Sandy: Here’s to the dads

It takes a special kind of person to be a dad. It isn’t a job for those easily scared, intimidated, or unable to be creative. Dads have to be able to fix a flat tire, but willing to have tea parties with their 5-year old daughters.

Girls are expected to be best friends with their moms. They’re the ones we go to when we’re 14 and need boy advice, need to shave our legs for the first time, and start that awkward developmental stage. But dads, they’re the ones who scoff at all of those things — and make us laugh every step of the way. My dad is truly my best friend.

My dad is the kind of dad who gets up early to fill my car up with gas before I start my drive back to college. My dad is the kind of dad who says, “Oh, good,” to a 16-year-old when she’s hysterical having just broken up with her boyfriend. My dad is the one who takes me home, instead of to the hospital when I have a broken ankle. In his defense, I think he would have preferred to hold me in his arms instead of see me in a hospital gown.

Dads are the fixers. They know what is wrong with your car, can snake a drain and buy you a tool set as a going away present. But they also teach you how to snap, and initiate late night dances in the kitchen.

Dads will watch Cinderella with their 3-year-old daughter a million times (or nowadays, Frozen) because it is her favorite. Or Ferris Bueller’s Day Off every time you miss school for a sore throat. They teach us the importance of The Beatles, Led Zeppelin and James Taylor — but don’t allow Bieber within earshot.

When I left for college my dad and I had a stereotypical father-daughter relationship. We didn’t talk about the stuff that seemed most important to an 18-year-old girl. Mostly because I was focused on college parties, boys and which yoga pants to wear to class — and there is nothing my dad would enjoy talking about less than those things.

With every new day away from my parents, I came to a new discovery that I couldn’t wait to tell them. As a typical young adult, I was always on Facebook — and like a not-so-typical dad, mine was always on too. We talked about anything and everything. He knew about all of the things I was learning in my political science classes, and told me every day that he wanted me to come home and that he loved me.

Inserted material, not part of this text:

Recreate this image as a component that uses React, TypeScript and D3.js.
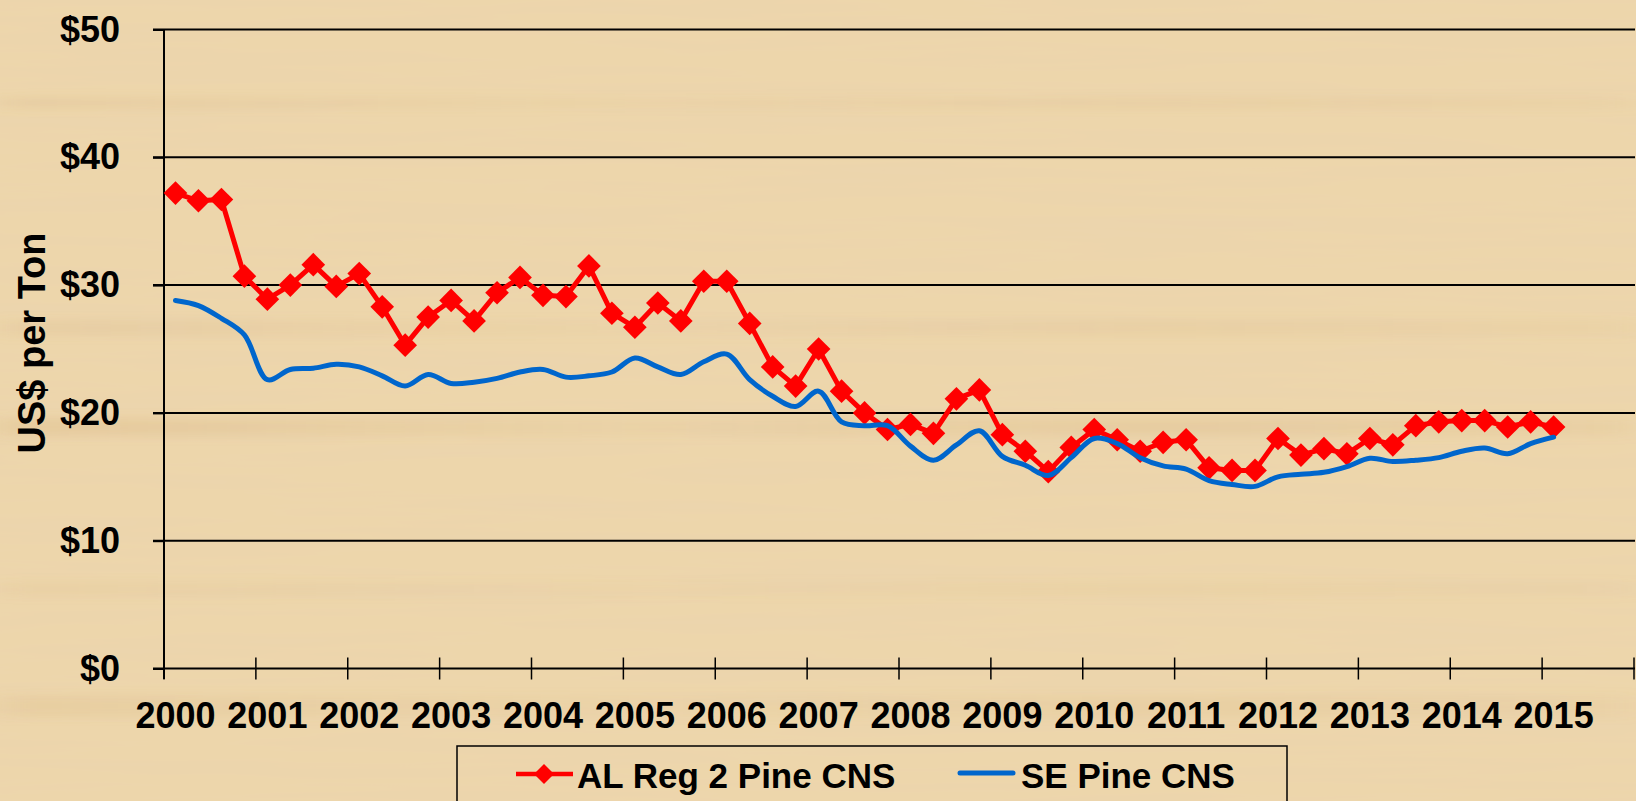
import * as d3 from 'd3';
import React, { useEffect, useRef } from 'react';

// quarterly prices, 2000 Q1 .. 2015 Q1 (US$ per ton)
const years = ['2000', '2001', '2002', '2003', '2004', '2005', '2006', '2007',
    '2008', '2009', '2010', '2011', '2012', '2013', '2014', '2015'];

const alReg2Pine = [
    37.2, 36.6, 36.7, 30.7,
    28.9, 30.0, 31.6, 29.9,
    30.9, 28.3, 25.3, 27.5,
    28.8, 27.2, 29.4, 30.6,
    29.2, 29.1, 31.5, 27.8,
    26.7, 28.6, 27.2, 30.3,
    30.3, 27.0, 23.6, 22.1,
    25.0, 21.7, 20.0, 18.7,
    19.1, 18.4, 21.1, 21.8,
    18.3, 17.0, 15.4, 17.3,
    18.7, 17.9, 17.0, 17.7,
    17.9, 15.7, 15.5, 15.5,
    18.0, 16.7, 17.2, 16.8,
    18.0, 17.5, 19.0, 19.3,
    19.4, 19.4, 18.9, 19.3,
    18.9,
];

const sePine = [
    28.8, 28.4, 27.4, 26.1,
    22.6, 23.4, 23.5, 23.8,
    23.6, 22.9, 22.1, 23.0,
    22.3, 22.4, 22.7, 23.2,
    23.4, 22.8, 22.9, 23.2,
    24.3, 23.6, 23.0, 24.0,
    24.6, 22.6, 21.3, 20.5,
    21.7, 19.3, 19.0, 19.0,
    17.4, 16.3, 17.5, 18.6,
    16.6, 15.9, 15.1, 16.5,
    18.0, 17.6, 16.5, 15.85,
    15.6, 14.7, 14.4, 14.25,
    15.0, 15.2, 15.35, 15.8,
    16.45, 16.2, 16.3, 16.5,
    17.0, 17.25, 16.8, 17.6,
    18.1,
];

const yTicks = [0, 10, 20, 30, 40, 50];
const seriesNames = ['AL Reg 2 Pine CNS', 'SE Pine CNS'];

const W = 1636;
const H = 801;
const FONT = '"Liberation Sans", Arial, Helvetica, sans-serif';

function App() {
    const ref = useRef(null);

    useEffect(() => {
        const svg = d3.select(ref.current);
        svg.selectAll('*').remove();

        const quarters = years.flatMap(yr => ['Q1', 'Q2', 'Q3', 'Q4'].map(q => yr + q));

        const x = d3.scaleBand()
            .domain(quarters)
            .range([164, 1634])
            .padding(0);
        const bw = x.bandwidth();
        const cx = i => x(quarters[i]) + bw / 2;

        const y = d3.scaleLinear()
            .domain([0, 50])
            .range([668.5, 29.5]);

        // wood-ish background
        const defs = svg.append('defs');
        const f = defs.append('filter').attr('id', 'grain')
            .attr('x', 0).attr('y', 0).attr('width', '100%').attr('height', '100%');
        f.append('feTurbulence')
            .attr('type', 'fractalNoise')
            .attr('baseFrequency', '0.003 0.06')
            .attr('numOctaves', 3)
            .attr('seed', 7);
        f.append('feColorMatrix')
            .attr('type', 'matrix')
            .attr('values', '0 0 0 0 0.82  0 0 0 0 0.64  0 0 0 0 0.44  0.7 0 0 0 -0.25');

        defs.append('filter').attr('id', 'soft')
            .attr('x', '-5%').attr('y', '-100%').attr('width', '110%').attr('height', '300%')
            .append('feGaussianBlur').attr('stdDeviation', '20 5');

        svg.append('rect').attr('width', W).attr('height', H).attr('fill', '#EDD6AB');
        svg.append('rect').attr('width', W).attr('height', H).attr('filter', 'url(#grain)');

        const streaks = svg.append('g').attr('filter', 'url(#soft)');
        const streak = (id, yy, h, op) => {
            const g = defs.append('linearGradient').attr('id', id);
            g.append('stop').attr('offset', '0%').attr('stop-color', '#C99E63').attr('stop-opacity', op);
            g.append('stop').attr('offset', '40%').attr('stop-color', '#C99E63').attr('stop-opacity', op * 0.35);
            g.append('stop').attr('offset', '70%').attr('stop-color', '#C99E63').attr('stop-opacity', op * 0.8);
            g.append('stop').attr('offset', '100%').attr('stop-color', '#C99E63').attr('stop-opacity', op * 0.5);
            streaks.append('rect').attr('x', 0).attr('y', yy).attr('width', W).attr('height', h)
                .attr('fill', `url(#${id})`);
        };
        streak('s1', 98, 10, 0.16);
        streak('s2', 320, 16, 0.13);
        streak('s3', 418, 18, 0.2);
        streak('s4', 582, 14, 0.1);
        streak('s5', 695, 22, 0.14);

        // gridlines
        svg.append('g')
            .selectAll('line')
            .data(yTicks)
            .enter().append('line')
            .attr('x1', 153).attr('x2', 1635)
            .attr('y1', d => y(d)).attr('y2', d => y(d))
            .attr('stroke', '#000').attr('stroke-width', 2);

        // y axis
        const yAxis = svg.append('g')
            .attr('transform', 'translate(164,0)')
            .call(d3.axisLeft(y).tickValues(yTicks).tickSize(11).tickSizeOuter(0)
                .tickPadding(33).tickFormat(d => `$${d}`));
        yAxis.select('.domain').remove();
        yAxis.selectAll('line').attr('stroke', '#000').attr('stroke-width', 2);
        yAxis.selectAll('text')
            .attr('font-family', FONT).attr('font-size', 36).attr('font-weight', 'bold')
            .attr('fill', '#000');

        svg.append('line')
            .attr('x1', 164).attr('x2', 164)
            .attr('y1', y(50)).attr('y2', 679)
            .attr('stroke', '#000').attr('stroke-width', 2);

        // x axis ticks at year boundaries
        const tickXs = years.map(yr => x(yr + 'Q1')).concat([x.range()[1]]);
        svg.append('g')
            .selectAll('line')
            .data(tickXs)
            .enter().append('line')
            .attr('x1', d => d).attr('x2', d => d)
            .attr('y1', y(0) - 11).attr('y2', y(0) + 11)
            .attr('stroke', '#000').attr('stroke-width', 1.5);

        svg.append('g')
            .selectAll('text')
            .data(years)
            .enter().append('text')
            .attr('x', d => x(d + 'Q1') + bw / 2)
            .attr('y', 728)
            .attr('text-anchor', 'middle')
            .attr('font-family', FONT).attr('font-size', 36).attr('font-weight', 'bold')
            .text(d => d);

        // y title
        svg.append('text')
            .attr('transform', 'translate(45,343) rotate(-90)')
            .attr('text-anchor', 'middle')
            .attr('font-family', FONT).attr('font-size', 38).attr('font-weight', 'bold')
            .text('US$ per Ton');

        // series
        const redLine = d3.line().x((d, i) => cx(i)).y(d => y(d));
        const blueLine = d3.line().x((d, i) => cx(i)).y(d => y(d))
            .curve(d3.curveCatmullRom.alpha(0.5));
        const diamond = d3.symbol(d3.symbolSquare, 280);

        svg.append('path')
            .datum(alReg2Pine)
            .attr('d', redLine)
            .attr('fill', 'none')
            .attr('stroke', '#FF0000')
            .attr('stroke-width', 5)
            .attr('stroke-linejoin', 'round');

        svg.append('g')
            .selectAll('path')
            .data(alReg2Pine)
            .enter().append('path')
            .attr('d', diamond)
            .attr('transform', (d, i) => `translate(${cx(i)},${y(d)}) rotate(45)`)
            .attr('fill', '#FF0000');

        svg.append('path')
            .datum(sePine)
            .attr('d', blueLine)
            .attr('fill', 'none')
            .attr('stroke', '#0066CC')
            .attr('stroke-width', 5)
            .attr('stroke-linejoin', 'round')
            .attr('stroke-linecap', 'round');

        // legend
        const lg = svg.append('g');
        lg.append('rect')
            .attr('x', 457).attr('y', 746).attr('width', 830).attr('height', 80)
            .attr('fill', 'none').attr('stroke', '#000').attr('stroke-width', 1.5);

        lg.append('line')
            .attr('x1', 516).attr('x2', 573).attr('y1', 774).attr('y2', 774)
            .attr('stroke', '#FF0000').attr('stroke-width', 4.5);
        lg.append('path')
            .attr('d', d3.symbol(d3.symbolSquare, 200)())
            .attr('transform', 'translate(544,774) rotate(45)')
            .attr('fill', '#FF0000');
        lg.append('text')
            .attr('x', 577).attr('y', 788)
            .attr('font-family', FONT).attr('font-size', 35).attr('font-weight', 'bold')
            .text(seriesNames[0]);

        lg.append('line')
            .attr('x1', 960).attr('x2', 1013).attr('y1', 773).attr('y2', 773)
            .attr('stroke', '#0066CC').attr('stroke-width', 5).attr('stroke-linecap', 'round');
        lg.append('text')
            .attr('x', 1021).attr('y', 788)
            .attr('font-family', FONT).attr('font-size', 35).attr('font-weight', 'bold')
            .text(seriesNames[1]);
    }, []);

    return (
        <svg ref={ref} width={W} height={H}
            style={{ position: 'absolute', left: 0, top: 0, display: 'block' }} />
    );
}

export default App;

We now chat on Facebook everyday. It’s just our thing. Maybe it’s because we’re both always on, or because neither of us like talking on the phone. But my dad and I — we have a special relationship, unlike any other. He’s my first text when something great happens, and I can always count on him to crack a joke when I really need it.

My dad taught me to be a feminist. He instilled the importance of working hard for every achievement, and never letting someone tell you that you can’t do something because you are a woman. No one was ever going to tell him that his daughter couldn’t do something — or that a man could do it better.

Nothing annoyed me more as an adolescent than to hear someone say, “You are JUST like your dad!” But now, there is no greater compliment. If you’re lucky, your dad is an incredible, inventive, dependable, hilarious person. He makes the world a better, more balanced place.

Here’s to all of the dads out there. Here’s to the dads who set up our fishing poles, and make fun of us for needing them to. Here’s to the dads who teach us the importance of standing up for ourselves, but kiss us on the forehead when times get tough. Here’s to the dads who dance with us at the end of a long day, and let us stand on our feet while we glide together.

Today is about how awesome all of our dads are, so make sure you give your dad a hug, a phone call, a card, or a laugh. Let him know that you love him for all of the big things he’s done, but especially for the little things.

Happy Father’s day to all of the Dad’s, and especially to my papa.